▶ [RECORDED DATA]:
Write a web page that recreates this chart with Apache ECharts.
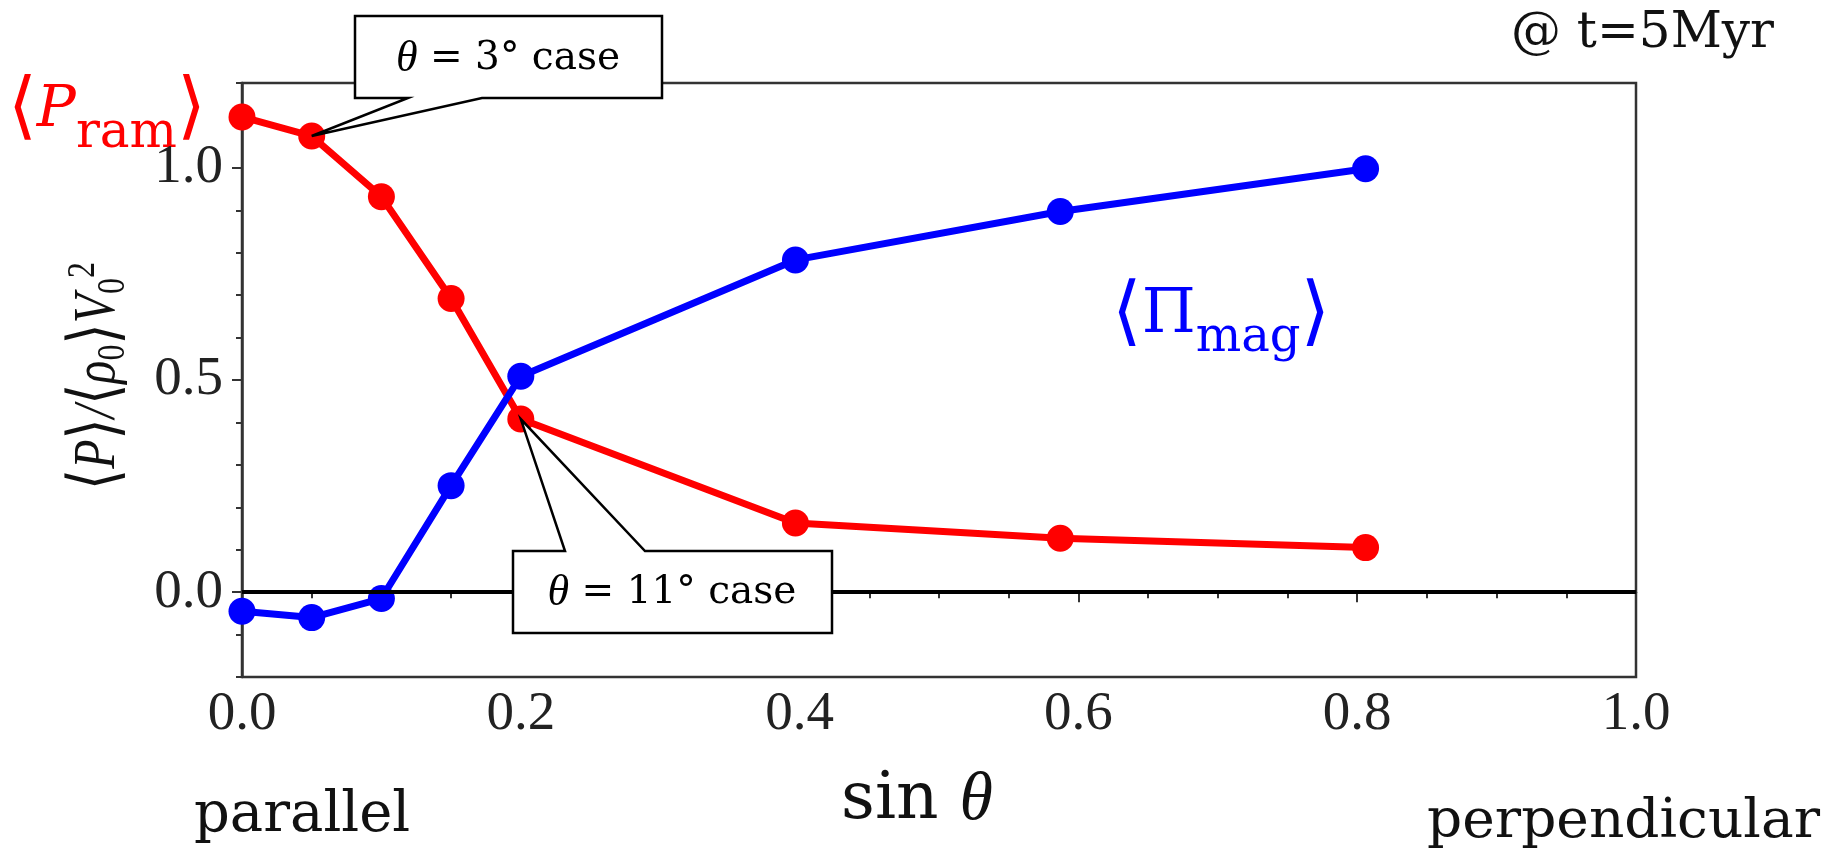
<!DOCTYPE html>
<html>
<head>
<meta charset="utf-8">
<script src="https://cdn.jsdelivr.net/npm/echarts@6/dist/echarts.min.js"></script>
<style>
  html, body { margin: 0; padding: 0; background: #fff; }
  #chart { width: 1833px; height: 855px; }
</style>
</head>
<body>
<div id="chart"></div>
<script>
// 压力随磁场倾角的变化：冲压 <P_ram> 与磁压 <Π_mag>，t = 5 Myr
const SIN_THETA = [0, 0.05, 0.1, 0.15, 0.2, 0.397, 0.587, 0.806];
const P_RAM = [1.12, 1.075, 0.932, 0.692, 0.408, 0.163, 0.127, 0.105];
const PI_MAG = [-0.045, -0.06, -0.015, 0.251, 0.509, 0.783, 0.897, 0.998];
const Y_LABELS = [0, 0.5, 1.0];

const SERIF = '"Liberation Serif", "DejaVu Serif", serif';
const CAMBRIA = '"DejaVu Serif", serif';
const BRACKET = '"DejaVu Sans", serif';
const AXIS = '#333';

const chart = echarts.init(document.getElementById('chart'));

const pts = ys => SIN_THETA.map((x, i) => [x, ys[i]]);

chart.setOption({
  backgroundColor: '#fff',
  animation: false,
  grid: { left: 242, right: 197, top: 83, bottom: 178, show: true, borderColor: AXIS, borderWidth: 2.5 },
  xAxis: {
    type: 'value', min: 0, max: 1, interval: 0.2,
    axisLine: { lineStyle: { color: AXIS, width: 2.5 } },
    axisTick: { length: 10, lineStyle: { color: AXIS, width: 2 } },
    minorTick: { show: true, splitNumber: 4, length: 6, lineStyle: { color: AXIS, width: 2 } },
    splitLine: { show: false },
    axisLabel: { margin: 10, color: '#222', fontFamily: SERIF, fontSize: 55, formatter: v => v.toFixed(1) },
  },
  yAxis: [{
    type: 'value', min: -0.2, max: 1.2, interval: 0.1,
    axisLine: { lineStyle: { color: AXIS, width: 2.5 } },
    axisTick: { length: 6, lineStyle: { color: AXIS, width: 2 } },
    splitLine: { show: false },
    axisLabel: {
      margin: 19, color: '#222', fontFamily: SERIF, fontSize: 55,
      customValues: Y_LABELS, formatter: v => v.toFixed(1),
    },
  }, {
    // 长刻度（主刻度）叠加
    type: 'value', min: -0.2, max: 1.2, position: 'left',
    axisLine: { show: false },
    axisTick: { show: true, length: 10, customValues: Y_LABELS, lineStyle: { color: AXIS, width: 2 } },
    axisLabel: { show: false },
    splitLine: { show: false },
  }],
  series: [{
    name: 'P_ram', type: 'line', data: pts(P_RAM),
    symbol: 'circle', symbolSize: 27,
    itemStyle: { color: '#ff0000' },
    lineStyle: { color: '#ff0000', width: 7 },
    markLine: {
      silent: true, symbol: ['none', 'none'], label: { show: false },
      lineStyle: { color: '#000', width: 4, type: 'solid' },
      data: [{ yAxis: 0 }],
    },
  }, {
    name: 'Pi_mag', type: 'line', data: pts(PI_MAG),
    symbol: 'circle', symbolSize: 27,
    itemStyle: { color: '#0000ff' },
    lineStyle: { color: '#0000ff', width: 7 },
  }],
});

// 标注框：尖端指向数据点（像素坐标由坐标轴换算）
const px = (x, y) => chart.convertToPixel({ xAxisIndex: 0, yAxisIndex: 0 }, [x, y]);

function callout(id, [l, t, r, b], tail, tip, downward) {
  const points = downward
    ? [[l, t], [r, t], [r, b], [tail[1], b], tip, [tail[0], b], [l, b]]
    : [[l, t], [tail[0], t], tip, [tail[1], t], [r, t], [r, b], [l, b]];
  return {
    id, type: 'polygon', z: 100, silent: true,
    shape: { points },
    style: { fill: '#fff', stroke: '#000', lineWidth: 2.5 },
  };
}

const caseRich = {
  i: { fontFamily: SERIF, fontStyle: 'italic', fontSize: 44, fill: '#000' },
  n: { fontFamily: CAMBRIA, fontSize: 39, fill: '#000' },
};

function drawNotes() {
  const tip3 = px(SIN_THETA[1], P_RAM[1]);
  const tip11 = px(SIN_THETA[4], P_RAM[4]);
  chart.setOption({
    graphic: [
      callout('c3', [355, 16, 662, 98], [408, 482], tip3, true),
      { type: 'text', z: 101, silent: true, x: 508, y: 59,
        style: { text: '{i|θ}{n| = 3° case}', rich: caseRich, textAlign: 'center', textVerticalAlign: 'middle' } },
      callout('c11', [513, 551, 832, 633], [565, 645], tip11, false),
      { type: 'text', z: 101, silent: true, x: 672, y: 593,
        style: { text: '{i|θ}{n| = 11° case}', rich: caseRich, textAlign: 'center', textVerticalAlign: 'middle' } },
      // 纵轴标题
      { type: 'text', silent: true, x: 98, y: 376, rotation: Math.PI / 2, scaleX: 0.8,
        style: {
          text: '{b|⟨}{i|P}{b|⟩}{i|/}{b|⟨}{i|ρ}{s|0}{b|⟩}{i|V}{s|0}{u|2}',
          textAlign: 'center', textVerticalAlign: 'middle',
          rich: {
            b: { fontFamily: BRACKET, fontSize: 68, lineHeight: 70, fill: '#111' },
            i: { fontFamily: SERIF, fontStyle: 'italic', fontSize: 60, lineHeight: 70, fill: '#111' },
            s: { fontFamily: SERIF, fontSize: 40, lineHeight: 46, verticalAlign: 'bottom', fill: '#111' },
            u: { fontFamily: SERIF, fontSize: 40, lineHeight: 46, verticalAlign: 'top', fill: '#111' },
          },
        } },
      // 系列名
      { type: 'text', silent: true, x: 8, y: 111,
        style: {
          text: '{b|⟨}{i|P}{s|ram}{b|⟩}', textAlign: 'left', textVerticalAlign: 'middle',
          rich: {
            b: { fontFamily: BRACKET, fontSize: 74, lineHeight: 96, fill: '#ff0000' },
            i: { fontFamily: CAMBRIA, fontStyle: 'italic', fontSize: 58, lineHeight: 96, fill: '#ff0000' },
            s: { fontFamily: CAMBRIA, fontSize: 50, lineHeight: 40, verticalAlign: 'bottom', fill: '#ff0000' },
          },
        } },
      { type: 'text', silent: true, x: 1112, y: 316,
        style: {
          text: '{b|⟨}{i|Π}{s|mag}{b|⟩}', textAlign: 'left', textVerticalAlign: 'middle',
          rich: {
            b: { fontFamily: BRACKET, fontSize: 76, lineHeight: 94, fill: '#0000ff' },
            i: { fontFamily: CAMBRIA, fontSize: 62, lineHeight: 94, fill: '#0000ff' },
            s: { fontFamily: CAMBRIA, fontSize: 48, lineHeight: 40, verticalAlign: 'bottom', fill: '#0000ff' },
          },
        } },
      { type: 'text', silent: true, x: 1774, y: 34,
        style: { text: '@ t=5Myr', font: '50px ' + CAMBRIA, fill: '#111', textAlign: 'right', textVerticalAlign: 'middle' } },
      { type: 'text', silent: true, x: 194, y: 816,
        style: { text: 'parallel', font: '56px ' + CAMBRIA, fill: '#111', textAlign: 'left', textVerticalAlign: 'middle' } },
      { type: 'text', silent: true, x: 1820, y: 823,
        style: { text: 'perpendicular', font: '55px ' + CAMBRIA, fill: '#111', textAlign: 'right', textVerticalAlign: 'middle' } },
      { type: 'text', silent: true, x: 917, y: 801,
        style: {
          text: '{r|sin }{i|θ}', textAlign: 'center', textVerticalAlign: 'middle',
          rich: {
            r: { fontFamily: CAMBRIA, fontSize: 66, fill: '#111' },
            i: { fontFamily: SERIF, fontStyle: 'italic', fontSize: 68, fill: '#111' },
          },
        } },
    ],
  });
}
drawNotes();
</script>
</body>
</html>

▶ [WHAT IS BEING ASKED]: Copy exactly the lines running from the beginning of the listing through the line that has "const pts = ys". Drop the pictures.

▶ [ANSWER]:
Write a web page that recreates this chart with Apache ECharts.
<!DOCTYPE html>
<html>
<head>
<meta charset="utf-8">
<script src="https://cdn.jsdelivr.net/npm/echarts@6/dist/echarts.min.js"></script>
<style>
  html, body { margin: 0; padding: 0; background: #fff; }
  #chart { width: 1833px; height: 855px; }
</style>
</head>
<body>
<div id="chart"></div>
<script>
// 压力随磁场倾角的变化：冲压 <P_ram> 与磁压 <Π_mag>，t = 5 Myr
const SIN_THETA = [0, 0.05, 0.1, 0.15, 0.2, 0.397, 0.587, 0.806];
const P_RAM = [1.12, 1.075, 0.932, 0.692, 0.408, 0.163, 0.127, 0.105];
const PI_MAG = [-0.045, -0.06, -0.015, 0.251, 0.509, 0.783, 0.897, 0.998];
const Y_LABELS = [0, 0.5, 1.0];

const SERIF = '"Liberation Serif", "DejaVu Serif", serif';
const CAMBRIA = '"DejaVu Serif", serif';
const BRACKET = '"DejaVu Sans", serif';
const AXIS = '#333';

const chart = echarts.init(document.getElementById('chart'));

const pts = ys => SIN_THETA.map((x, i) => [x, ys[i]]);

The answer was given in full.